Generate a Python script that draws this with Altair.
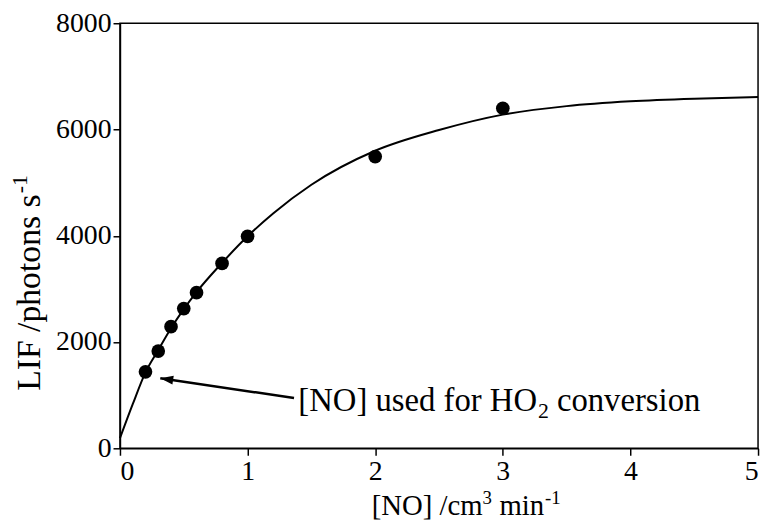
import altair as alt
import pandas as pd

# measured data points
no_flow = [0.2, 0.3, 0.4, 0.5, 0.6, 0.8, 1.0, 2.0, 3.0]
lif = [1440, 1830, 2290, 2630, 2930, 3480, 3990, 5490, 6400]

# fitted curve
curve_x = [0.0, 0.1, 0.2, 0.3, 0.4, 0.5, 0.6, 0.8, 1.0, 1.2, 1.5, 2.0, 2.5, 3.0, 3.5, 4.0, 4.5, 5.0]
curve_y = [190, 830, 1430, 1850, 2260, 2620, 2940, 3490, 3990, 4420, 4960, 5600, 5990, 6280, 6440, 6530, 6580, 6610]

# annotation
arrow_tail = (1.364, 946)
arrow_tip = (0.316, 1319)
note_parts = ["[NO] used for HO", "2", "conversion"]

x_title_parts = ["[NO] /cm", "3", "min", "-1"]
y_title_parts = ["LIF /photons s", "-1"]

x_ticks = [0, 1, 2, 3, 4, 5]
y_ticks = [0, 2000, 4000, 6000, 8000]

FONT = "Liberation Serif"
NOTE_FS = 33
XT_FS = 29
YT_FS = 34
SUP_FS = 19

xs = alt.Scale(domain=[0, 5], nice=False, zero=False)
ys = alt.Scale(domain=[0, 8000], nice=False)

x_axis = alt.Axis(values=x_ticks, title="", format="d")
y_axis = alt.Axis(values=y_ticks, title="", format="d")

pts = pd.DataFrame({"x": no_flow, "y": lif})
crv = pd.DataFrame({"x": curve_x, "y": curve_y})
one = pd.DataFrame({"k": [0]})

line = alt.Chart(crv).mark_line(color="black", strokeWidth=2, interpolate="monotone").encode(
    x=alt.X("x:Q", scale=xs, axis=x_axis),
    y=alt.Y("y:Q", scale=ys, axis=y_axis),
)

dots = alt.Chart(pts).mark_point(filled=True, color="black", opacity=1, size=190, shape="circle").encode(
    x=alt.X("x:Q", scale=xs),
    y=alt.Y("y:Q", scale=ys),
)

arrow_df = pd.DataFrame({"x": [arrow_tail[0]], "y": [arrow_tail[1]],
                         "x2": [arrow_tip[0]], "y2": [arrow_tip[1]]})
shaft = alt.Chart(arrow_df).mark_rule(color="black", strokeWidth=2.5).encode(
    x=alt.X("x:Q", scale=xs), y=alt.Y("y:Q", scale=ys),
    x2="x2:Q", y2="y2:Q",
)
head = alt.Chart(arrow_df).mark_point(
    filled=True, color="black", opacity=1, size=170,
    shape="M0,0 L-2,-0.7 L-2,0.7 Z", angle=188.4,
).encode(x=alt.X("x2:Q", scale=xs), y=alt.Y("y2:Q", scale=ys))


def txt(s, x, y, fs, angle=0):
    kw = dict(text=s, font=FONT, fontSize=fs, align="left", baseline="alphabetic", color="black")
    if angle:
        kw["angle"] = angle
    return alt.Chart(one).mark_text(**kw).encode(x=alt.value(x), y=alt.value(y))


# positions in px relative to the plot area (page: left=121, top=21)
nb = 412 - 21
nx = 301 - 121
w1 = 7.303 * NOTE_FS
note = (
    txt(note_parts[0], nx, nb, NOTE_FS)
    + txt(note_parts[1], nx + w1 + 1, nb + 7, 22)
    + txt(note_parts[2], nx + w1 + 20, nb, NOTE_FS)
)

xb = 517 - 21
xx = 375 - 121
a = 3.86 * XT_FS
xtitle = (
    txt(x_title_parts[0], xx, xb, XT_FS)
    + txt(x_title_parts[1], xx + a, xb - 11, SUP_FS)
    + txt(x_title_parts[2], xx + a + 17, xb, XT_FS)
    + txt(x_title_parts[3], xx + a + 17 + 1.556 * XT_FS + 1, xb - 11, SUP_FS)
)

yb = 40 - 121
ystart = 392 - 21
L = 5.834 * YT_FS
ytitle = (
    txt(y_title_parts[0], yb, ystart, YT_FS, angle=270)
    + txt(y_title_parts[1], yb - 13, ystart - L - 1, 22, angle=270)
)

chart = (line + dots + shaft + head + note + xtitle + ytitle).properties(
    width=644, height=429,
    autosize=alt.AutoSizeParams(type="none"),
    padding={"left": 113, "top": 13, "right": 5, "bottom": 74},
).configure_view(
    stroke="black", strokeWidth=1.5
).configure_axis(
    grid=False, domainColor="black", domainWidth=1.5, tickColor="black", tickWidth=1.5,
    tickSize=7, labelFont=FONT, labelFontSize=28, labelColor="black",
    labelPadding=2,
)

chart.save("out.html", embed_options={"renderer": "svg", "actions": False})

Short task:
Reproduce the whole listing above word for word, but not its pictures.

Written reply:
Generate a Python script that draws this with Altair.
import altair as alt
import pandas as pd

# measured data points
no_flow = [0.2, 0.3, 0.4, 0.5, 0.6, 0.8, 1.0, 2.0, 3.0]
lif = [1440, 1830, 2290, 2630, 2930, 3480, 3990, 5490, 6400]

# fitted curve
curve_x = [0.0, 0.1, 0.2, 0.3, 0.4, 0.5, 0.6, 0.8, 1.0, 1.2, 1.5, 2.0, 2.5, 3.0, 3.5, 4.0, 4.5, 5.0]
curve_y = [190, 830, 1430, 1850, 2260, 2620, 2940, 3490, 3990, 4420, 4960, 5600, 5990, 6280, 6440, 6530, 6580, 6610]

# annotation
arrow_tail = (1.364, 946)
arrow_tip = (0.316, 1319)
note_parts = ["[NO] used for HO", "2", "conversion"]

x_title_parts = ["[NO] /cm", "3", "min", "-1"]
y_title_parts = ["LIF /photons s", "-1"]

x_ticks = [0, 1, 2, 3, 4, 5]
y_ticks = [0, 2000, 4000, 6000, 8000]

FONT = "Liberation Serif"
NOTE_FS = 33
XT_FS = 29
YT_FS = 34
SUP_FS = 19

xs = alt.Scale(domain=[0, 5], nice=False, zero=False)
ys = alt.Scale(domain=[0, 8000], nice=False)

x_axis = alt.Axis(values=x_ticks, title="", format="d")
y_axis = alt.Axis(values=y_ticks, title="", format="d")

pts = pd.DataFrame({"x": no_flow, "y": lif})
crv = pd.DataFrame({"x": curve_x, "y": curve_y})
one = pd.DataFrame({"k": [0]})

line = alt.Chart(crv).mark_line(color="black", strokeWidth=2, interpolate="monotone").encode(
    x=alt.X("x:Q", scale=xs, axis=x_axis),
    y=alt.Y("y:Q", scale=ys, axis=y_axis),
)

dots = alt.Chart(pts).mark_point(filled=True, color="black", opacity=1, size=190, shape="circle").encode(
    x=alt.X("x:Q", scale=xs),
    y=alt.Y("y:Q", scale=ys),
)

arrow_df = pd.DataFrame({"x": [arrow_tail[0]], "y": [arrow_tail[1]],
                         "x2": [arrow_tip[0]], "y2": [arrow_tip[1]]})
shaft = alt.Chart(arrow_df).mark_rule(color="black", strokeWidth=2.5).encode(
    x=alt.X("x:Q", scale=xs), y=alt.Y("y:Q", scale=ys),
    x2="x2:Q", y2="y2:Q",
)
head = alt.Chart(arrow_df).mark_point(
    filled=True, color="black", opacity=1, size=170,
    shape="M0,0 L-2,-0.7 L-2,0.7 Z", angle=188.4,
).encode(x=alt.X("x2:Q", scale=xs), y=alt.Y("y2:Q", scale=ys))


def txt(s, x, y, fs, angle=0):
    kw = dict(text=s, font=FONT, fontSize=fs, align="left", baseline="alphabetic", color="black")
    if angle:
        kw["angle"] = angle
    return alt.Chart(one).mark_text(**kw).encode(x=alt.value(x), y=alt.value(y))


# positions in px relative to the plot area (page: left=121, top=21)
nb = 412 - 21
nx = 301 - 121
w1 = 7.303 * NOTE_FS
note = (
    txt(note_parts[0], nx, nb, NOTE_FS)
    + txt(note_parts[1], nx + w1 + 1, nb + 7, 22)
    + txt(note_parts[2], nx + w1 + 20, nb, NOTE_FS)
)

xb = 517 - 21
xx = 375 - 121
a = 3.86 * XT_FS
xtitle = (
    txt(x_title_parts[0], xx, xb, XT_FS)
    + txt(x_title_parts[1], xx + a, xb - 11, SUP_FS)
    + txt(x_title_parts[2], xx + a + 17, xb, XT_FS)
    + txt(x_title_parts[3], xx + a + 17 + 1.556 * XT_FS + 1, xb - 11, SUP_FS)
)

yb = 40 - 121
ystart = 392 - 21
L = 5.834 * YT_FS
ytitle = (
    txt(y_title_parts[0], yb, ystart, YT_FS, angle=270)
    + txt(y_title_parts[1], yb - 13, ystart - L - 1, 22, angle=270)
)

chart = (line + dots + shaft + head + note + xtitle + ytitle).properties(
    width=644, height=429,
    autosize=alt.AutoSizeParams(type="none"),
    padding={"left": 113, "top": 13, "right": 5, "bottom": 74},
).configure_view(
    stroke="black", strokeWidth=1.5
).configure_axis(
    grid=False, domainColor="black", domainWidth=1.5, tickColor="black", tickWidth=1.5,
    tickSize=7, labelFont=FONT, labelFontSize=28, labelColor="black",
    labelPadding=2,
)

chart.save("out.html", embed_options={"renderer": "svg", "actions": False})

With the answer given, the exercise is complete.